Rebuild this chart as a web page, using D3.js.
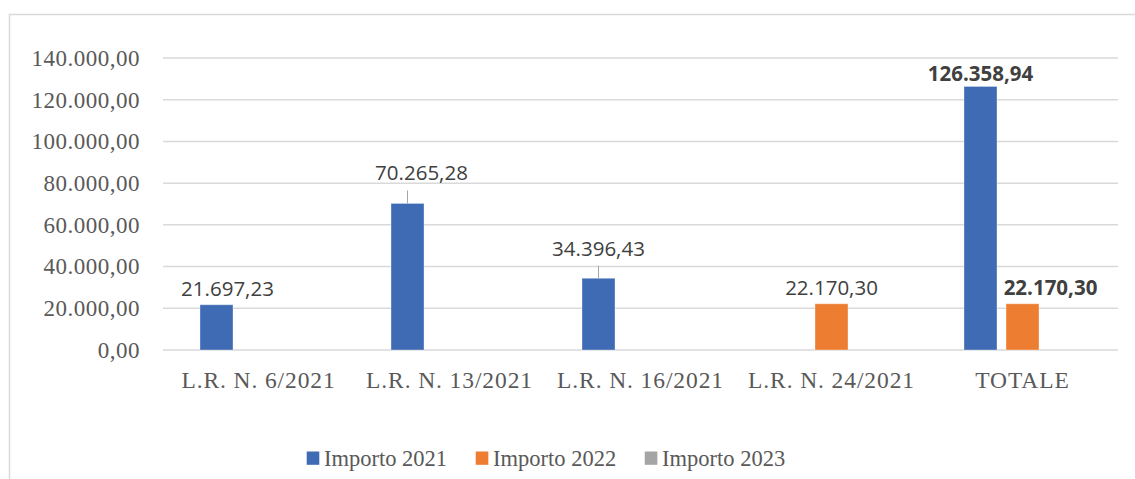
<!DOCTYPE html>
<html>
<head>
<meta charset="utf-8">
<script src="https://cdn.jsdelivr.net/npm/d3@7"></script>
<style>
  html, body { margin: 0; padding: 0; background: #ffffff; }
  svg { display: block; }
</style>
</head>
<body>
<svg id="chart" width="1135" height="479"></svg>
<script>
// ---- Data ----
const categories = ["L.R. N. 6/2021", "L.R. N. 13/2021", "L.R. N. 16/2021", "L.R. N. 24/2021", "TOTALE"];
const seriesNames = ["Importo 2021", "Importo 2022", "Importo 2023"];
const importo2021 = [21697.23, 70265.28, 34396.43, null, 126358.94];
const importo2022 = [null, null, null, 22170.30, 22170.30];
const importo2023 = [null, null, null, null, null];
const yTicks = [0, 20000, 40000, 60000, 80000, 100000, 120000, 140000];

// ---- Style / layout config ----
const colors = ["#3E6BB4", "#ED7D31", "#A5A5A5"];
// manual label adjustments (px) keyed by "category|series"
const labelAdjust = {
  "0|0": { dx: 11, dy: 0 },
  "1|0": { dx: 14, dy: -14, leader: true },
  "2|0": { dx: 0, dy: -13.5, leader: true },
  "3|1": { dx: 0, dy: 0 },
  "4|0": { dx: 0, dy: 4, bold: true },
  "4|1": { dx: 28, dy: 0, bold: true }
};

const seriesValues = [importo2021, importo2022, importo2023];
const fmt = v => {
  const parts = v.toFixed(2).split(".");
  return parts[0].replace(/\B(?=(\d{3})+(?!\d))/g, ".") + "," + parts[1];
};

const svg = d3.select("#chart");
const plot = { left: 163, right: 1118, top: 58, bottom: 350 };

// chart border
svg.append("rect")
  .attr("x", 9.5).attr("y", 14.5)
  .attr("width", 1200).attr("height", 500)
  .attr("fill", "none").attr("stroke", "#D9D9D9").attr("stroke-width", 1.5);

const y = d3.scaleLinear().domain([0, 140000]).range([plot.bottom, plot.top]);
const p = 0.3874;
const x0 = d3.scaleBand().domain(categories).range([plot.left, plot.right])
  .paddingInner(p).paddingOuter(p / 2);
const x1 = d3.scaleBand().domain(seriesNames).range([0, x0.bandwidth()])
  .paddingInner(9 / 42).paddingOuter(0);

// gridlines
svg.append("g").selectAll("line").data(yTicks).join("line")
  .attr("x1", plot.left).attr("x2", plot.right)
  .attr("y1", d => y(d)).attr("y2", d => y(d))
  .attr("stroke", "#D9D9D9").attr("stroke-width", 1.5);

// y axis labels
const yAxis = d3.axisLeft(y).tickValues(yTicks).tickSize(0).tickPadding(23).tickFormat(fmt);
const gy = svg.append("g").attr("transform", `translate(${plot.left},0)`).call(yAxis);
gy.select(".domain").remove();
gy.selectAll("text")
  .attr("font-family", "'Liberation Serif', 'Times New Roman', serif")
  .attr("font-size", 23).attr("fill", "#595959").attr("dy", "0.32em")
  .attr("letter-spacing", 0.5);

// x axis labels
const xAxis = d3.axisBottom(x0).tickSize(0).tickPadding(0);
const gx = svg.append("g").attr("transform", `translate(0,${plot.bottom})`).call(xAxis);
gx.select(".domain").remove();
gx.selectAll("text")
  .attr("font-family", "'Liberation Serif', 'Times New Roman', serif")
  .attr("font-size", 23.5).attr("fill", "#595959")
  .attr("letter-spacing", 0.9)
  .attr("y", 38).attr("dy", 0);

// bars
const barData = [];
categories.forEach((c, ci) => {
  seriesNames.forEach((s, si) => {
    const v = seriesValues[si][ci];
    if (v !== null && v !== undefined) barData.push({ c, ci, s, si, v });
  });
});

svg.append("g").selectAll("rect").data(barData).join("rect")
  .attr("x", d => x0(d.c) + x1(d.s))
  .attr("y", d => y(d.v))
  .attr("width", x1.bandwidth())
  .attr("height", d => y(0) - y(d.v))
  .attr("fill", d => colors[d.si])
  .attr("stroke", "#ffffff").attr("stroke-opacity", 0.35).attr("stroke-width", 1);

// labels
const lg = svg.append("g");
barData.forEach(d => {
  const adj = labelAdjust[d.ci + "|" + d.si] || { dx: 0, dy: 0 };
  const cx = x0(d.c) + x1(d.s) + x1.bandwidth() / 2;
  const top = y(d.v);
  const base = top - 9 + adj.dy;
  if (adj.leader) {
    lg.append("line")
      .attr("x1", cx).attr("x2", cx)
      .attr("y1", top).attr("y2", base + 10)
      .attr("stroke", "#A6A6A6").attr("stroke-width", 1);
  }
  lg.append("text")
    .attr("x", cx + adj.dx).attr("y", base)
    .attr("text-anchor", "middle")
    .attr("font-family", "'Open Sans', 'Noto Sans', sans-serif")
    .attr("font-size", 20.5)
    .attr("font-weight", adj.bold ? 700 : 400)
    .attr("fill", "#404040")
    .text(fmt(d.v));
});

// legend
const legend = svg.append("g");
const items = [];
seriesNames.forEach((s, i) => {
  const g = legend.append("g");
  g.append("rect").attr("x", 0).attr("y", -14).attr("width", 12.6).attr("height", 13.3).attr("fill", colors[i]);
  const t = g.append("text").attr("x", 17.3).attr("y", 0)
    .attr("font-family", "'Liberation Serif', 'Times New Roman', serif")
    .attr("font-size", 22.5).attr("fill", "#595959").text(s);
  const w = 17.3 + t.node().getComputedTextLength();
  items.push({ g, w });
});
const gap = 28.6;
let cursor = 306.7;
items.forEach(it => {
  it.g.attr("transform", `translate(${cursor},465.5)`);
  cursor += it.w + gap;
});
</script>
</body>
</html>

......

Repeat only the lines from the beginning of the material through the line containing "100000, 120000, 140000];", both ends kept, leaving pictures out.

> _Finished answer_
Rebuild this chart as a web page, using D3.js.
<!DOCTYPE html>
<html>
<head>
<meta charset="utf-8">
<script src="https://cdn.jsdelivr.net/npm/d3@7"></script>
<style>
  html, body { margin: 0; padding: 0; background: #ffffff; }
  svg { display: block; }
</style>
</head>
<body>
<svg id="chart" width="1135" height="479"></svg>
<script>
// ---- Data ----
const categories = ["L.R. N. 6/2021", "L.R. N. 13/2021", "L.R. N. 16/2021", "L.R. N. 24/2021", "TOTALE"];
const seriesNames = ["Importo 2021", "Importo 2022", "Importo 2023"];
const importo2021 = [21697.23, 70265.28, 34396.43, null, 126358.94];
const importo2022 = [null, null, null, 22170.30, 22170.30];
const importo2023 = [null, null, null, null, null];
const yTicks = [0, 20000, 40000, 60000, 80000, 100000, 120000, 140000];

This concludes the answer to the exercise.